**WHAT IS EXPECTED**:
Begin with the first line of the material and write out each line exactly, ending with the line that contains "import numpy as np". Pictures are not part of the copy.
╔══
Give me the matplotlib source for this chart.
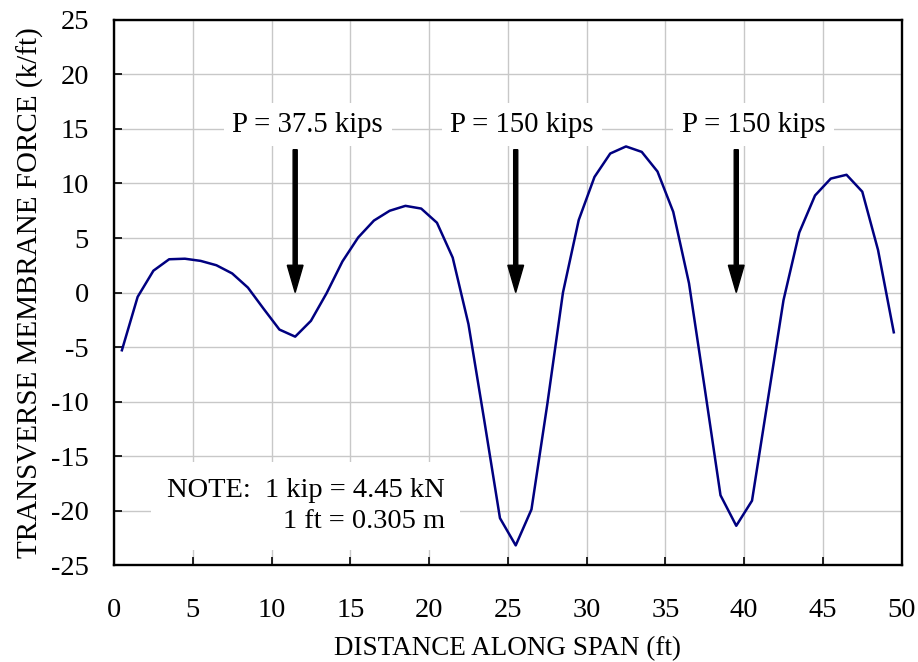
import matplotlib
matplotlib.use("Agg")
import matplotlib.pyplot as plt
import numpy as np

# Data
distance_ft = [0.5 + i for i in range(50)]
membrane_force = [
    -5.3, -0.4, 2.0, 3.05, 3.1, 2.9, 2.5, 1.75, 0.45, -1.5,
    -3.4, -4.05, -2.6, -0.05, 2.85, 5.05, 6.6, 7.5, 7.95, 7.7,
    6.4, 3.2, -2.9, -11.7, -20.7, -23.2, -19.9, -10.3, 0.0, 6.65,
    10.6, 12.75, 13.4, 12.9, 11.1, 7.4, 0.85, -8.8, -18.6, -21.4,
    -19.1, -9.9, -0.7, 5.5, 8.9, 10.45, 10.8, 9.25, 3.9, -3.65,
]
load_positions = [11.5, 25.5, 39.5]
load_labels = ["P = 37.5 kips", "P = 150 kips", "P = 150 kips"]
xticks = list(range(0, 51, 5))
yticks = list(range(-25, 26, 5))

plt.rcParams['font.family'] = ['Liberation Serif', 'DejaVu Serif']
plt.rcParams['axes.unicode_minus'] = False

fig = plt.figure(figsize=(9.18, 6.62), dpi=100)
ax = fig.add_axes([0.1242, 0.1465, 0.9822 - 0.1242, 0.9698 - 0.1465])

ax.set_xlim(0, 50)
ax.set_ylim(-25, 25)
ax.set_xticks(xticks)
ax.set_yticks(yticks)
ax.grid(True, color='#c8c8c8', linewidth=1.0)
ax.set_axisbelow(True)

ax.plot(distance_ft, membrane_force, color='#000080', linewidth=1.8, zorder=3)

for s in ax.spines.values():
    s.set_linewidth(1.7)
    s.set_color('black')

ax.tick_params(axis='both', direction='in', length=6, width=1.2,
               labelsize=20.5, colors='black')
ax.tick_params(axis='x', pad=24)
ax.tick_params(axis='y', pad=18)

ax.set_xlabel("DISTANCE ALONG SPAN (ft)", fontsize=19.5, labelpad=9)
ax.set_ylabel("TRANSVERSE MEMBRANE FORCE (k/ft)", fontsize=21, labelpad=5)

# Load labels and arrows
label_offsets = [0.8, 0.4, 1.1]
for xp, lab, off in zip(load_positions, load_labels, label_offsets):
    ax.text(xp + off, 15.4, lab, fontsize=20.7, ha='center', va='center',
            bbox=dict(boxstyle='square,pad=0.3', facecolor='white', edgecolor='none'),
            zorder=4)
    ax.arrow(xp, 13.1, 0, -13.1, width=0.26, head_width=1.0, head_length=2.5,
             length_includes_head=True, color='black', zorder=4)

ax.text(21.0, -19.6, "NOTE:  1 kip = 4.45 kN\n1 ft = 0.305 m", fontsize=20.5,
        ha='right', va='center', multialignment='right', linespacing=1.35,
        bbox=dict(boxstyle='square,pad=0.55', facecolor='white', edgecolor='none'),
        zorder=4)

fig.savefig("out.png", dpi=100)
╚══
**COMPLETED EXERCISE**:
Give me the matplotlib source for this chart.
import matplotlib
matplotlib.use("Agg")
import matplotlib.pyplot as plt
import numpy as np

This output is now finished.